Task brief = In the material below, please retype the lines from the very first through the one with "grid_y = [2, 7]", exactly and without pictures.

########

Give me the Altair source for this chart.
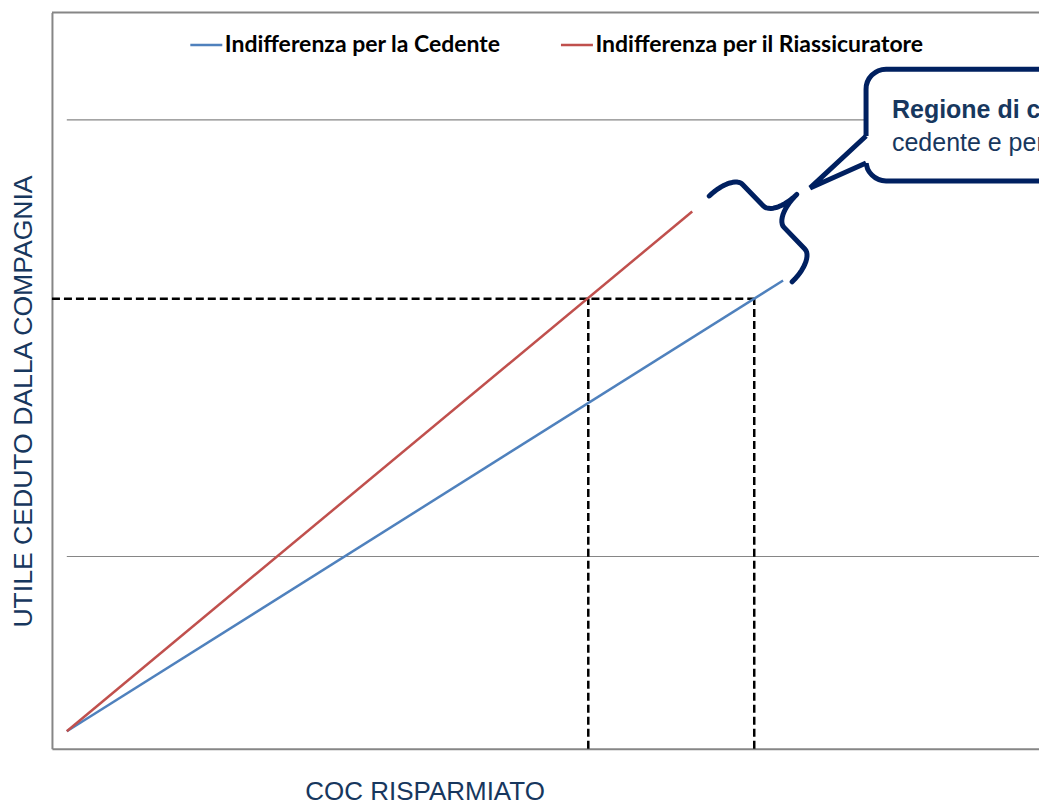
import altair as alt
import numpy as np
import pandas as pd

# ---------------- data ----------------
series_names = ["Indifferenza per la Cedente", "Indifferenza per il Riassicuratore"]
series_colors = ["#4F81BD", "#C0504D"]
cedente_x = [0.0, 8.2]
cedente_y = [0.0, 5.16]
riass_x = [0.0, 7.16]
riass_y = [0.0, 5.95]

level_y = 4.95                 # utile ceduto di riferimento (linea tratteggiata)
level_x = [5.97, 7.87]         # intersezioni: riassicuratore, cedente

grid_y = [2, 7]

x_domain = [-0.17, 11.13]
y_domain = [-0.2, 8.23]

axis_x_title = "COC RISPARMIATO"
axis_y_title = "UTILE CEDUTO DALLA COMPAGNIA"
callout_title = "Regione di convenienza per la"
callout_body = "cedente e per il riassicuratore"

# callout box / pointer / brace (annotation, data units)
box_x = [9.15, 13.0]
box_y = [6.30, 7.58]
pointer_x = [9.15, 8.51, 9.15]
pointer_y = [6.815, 6.22, 6.506]
brace_start = (7.355, 6.128)
brace_end = (8.304, 5.145)
text_x = 9.447
text_y = [7.02, 6.643]

W, H = 988, 737
NAVY = "#002060"
TXT = "#17375E"
GRAY = "#868686"


def brace_points(A, B, h, a, n=14):
    A = np.array(A, float)
    B = np.array(B, float)
    d = B - A
    L = float(np.hypot(*d))
    t = d / L
    nv = np.array([-t[1], t[0]])
    th = np.linspace(0, np.pi / 2, n)
    half = [(a * (1 - np.cos(v)), h * np.sin(v)) for v in th]
    half += [(L / 2 - a + a * np.sin(v), h + h * (1 - np.cos(v))) for v in th]
    full = half + [(L - u, v) for (u, v) in reversed(half)]
    pts = [A + u * t + v * nv for (u, v) in full]
    return pd.DataFrame({"x": [p[0] for p in pts], "y": [p[1] for p in pts], "o": range(len(pts))})


xs = alt.Scale(domain=x_domain, nice=False, zero=False)
ys = alt.Scale(domain=y_domain, nice=False, zero=False)
FONT = "Liberation Sans, Arial"

x_axis = alt.Axis(
    title=axis_x_title, labels=False, ticks=False, grid=False,
    domainColor=GRAY, domainWidth=2,
    titleFont=FONT, titleFontSize=26, titleFontWeight="normal", titleColor=TXT,
    titleX=373, titleY=51, titleAlign="center", titleBaseline="alphabetic",
)
y_axis = alt.Axis(
    title=axis_y_title, labels=False, ticks=False, grid=False,
    domainColor=GRAY, domainWidth=2,
    titleFont=FONT, titleFontSize=26.6, titleFontWeight="normal", titleColor=TXT,
    titleX=-28, titleY=389, titleAlign="center", titleBaseline="middle", titleAngle=-90,
)


def X(f="x"):
    return alt.X(f"{f}:Q", scale=xs, axis=x_axis)


def Y(f="y"):
    return alt.Y(f"{f}:Q", scale=ys, axis=y_axis)


grid_df = pd.DataFrame({"y": grid_y, "x": [0.0] * len(grid_y), "x2": [x_domain[1]] * len(grid_y)})
grid = alt.Chart(grid_df).mark_rule(color=GRAY, strokeWidth=1.2).encode(x=X(), x2="x2:Q", y=Y())

top_frame = alt.Chart(pd.DataFrame({"a": [0]})).mark_rule(color=GRAY, strokeWidth=2).encode(
    x=alt.value(0), x2=alt.value(W), y=alt.value(0)
)

h_df = pd.DataFrame({"x": [x_domain[0]], "x2": [level_x[1]], "y": [level_y]})
v_df = pd.DataFrame({"x": level_x, "y": [y_domain[0]] * 2, "y2": [level_y] * 2})
dash_kw = dict(color="black", strokeWidth=2.5, strokeDash=[8, 4])
h_dash = alt.Chart(h_df).mark_rule(**dash_kw).encode(x=X(), x2="x2:Q", y=Y())
v_dash = alt.Chart(v_df).mark_rule(**dash_kw).encode(x=X(), y=Y(), y2="y2:Q")

lines_df = pd.concat([
    pd.DataFrame({"serie": series_names[0], "x": cedente_x, "y": cedente_y}),
    pd.DataFrame({"serie": series_names[1], "x": riass_x, "y": riass_y}),
])
lines = alt.Chart(lines_df).mark_line(strokeWidth=2.5).encode(
    x=X(), y=Y(),
    color=alt.Color(
        "serie:N",
        scale=alt.Scale(domain=series_names, range=series_colors),
        legend=alt.Legend(
            title=None, orient="none", legendX=137, legendY=15, direction="horizontal",
            symbolType="stroke", symbolSize=1024, symbolStrokeWidth=2.5,
            labelFont="Lato", labelFontSize=23, labelFontWeight="bold", labelColor="black",
            labelOffset=1, columnPadding=54, labelLimit=0, padding=0,
        ),
    ),
)

box_df = pd.DataFrame({"x": [box_x[0]], "x2": [box_x[1]], "y": [box_y[0]], "y2": [box_y[1]]})
box = alt.Chart(box_df).mark_rect(
    fill="white", stroke=NAVY, strokeWidth=5, cornerRadius=20, clip=True
).encode(x=X(), x2="x2:Q", y=Y(), y2="y2:Q")

gap_df = pd.DataFrame({"x": [pointer_x[0]], "y": [pointer_y[2]], "y2": [pointer_y[0]]})
gap = alt.Chart(gap_df).mark_rule(color="white", strokeWidth=8).encode(x=X(), y=Y(), y2="y2:Q")

pointer_df = pd.DataFrame({"x": pointer_x, "y": pointer_y, "o": [0, 1, 2]})
pointer = alt.Chart(pointer_df).mark_line(
    color=NAVY, strokeWidth=5, strokeJoin="miter", strokeCap="butt"
).encode(x=X(), y=Y(), order="o:Q")

brace_df = brace_points(brace_start, brace_end, h=0.366, a=0.17)
brace = alt.Chart(brace_df).mark_line(
    color=NAVY, strokeWidth=5, strokeCap="round", strokeJoin="round"
).encode(x=X(), y=Y(), order="o:Q")

txt_df = pd.DataFrame({"x": [text_x, text_x], "y": text_y, "t": [callout_title, callout_body]})
t1 = alt.Chart(txt_df.iloc[[0]]).mark_text(
    font=FONT, fontSize=25, fontWeight="bold", color=TXT, align="left", baseline="alphabetic", clip=True
).encode(x=X(), y=Y(), text="t:N")
t2 = alt.Chart(txt_df.iloc[[1]]).mark_text(
    font=FONT, fontSize=25, fontWeight="normal", color=TXT, align="left", baseline="alphabetic", clip=True
).encode(x=X(), y=Y(), text="t:N")

chart = alt.layer(grid, top_frame, h_dash, v_dash, lines, box, gap, pointer, brace, t1, t2).properties(
    width=W, height=H, autosize="none",
    padding={"left": 44, "top": 4, "right": 0, "bottom": 54},
    background="white",
).configure_view(stroke=None)

chart.save("out.html", embed_options={"renderer": "svg", "actions": False})
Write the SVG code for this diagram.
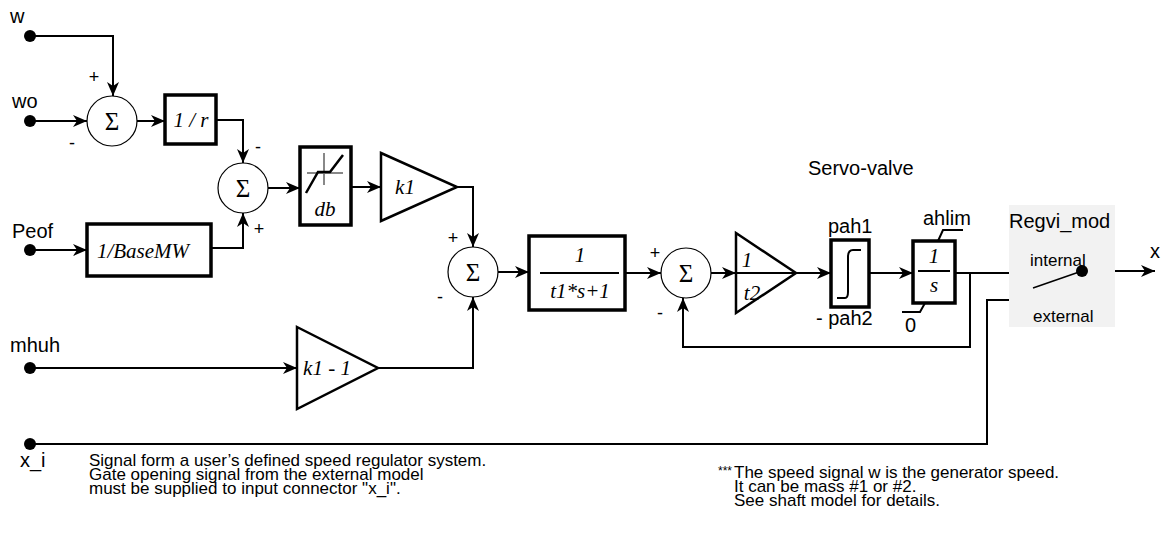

########

Exercise output =
Give me the Altair source for this chart.
import altair as alt
import numpy as np
import pandas as pd

# ---------------- data ----------------
series_names = ["Indifferenza per la Cedente", "Indifferenza per il Riassicuratore"]
series_colors = ["#4F81BD", "#C0504D"]
cedente_x = [0.0, 8.2]
cedente_y = [0.0, 5.16]
riass_x = [0.0, 7.16]
riass_y = [0.0, 5.95]

level_y = 4.95                 # utile ceduto di riferimento (linea tratteggiata)
level_x = [5.97, 7.87]         # intersezioni: riassicuratore, cedente

grid_y = [2, 7]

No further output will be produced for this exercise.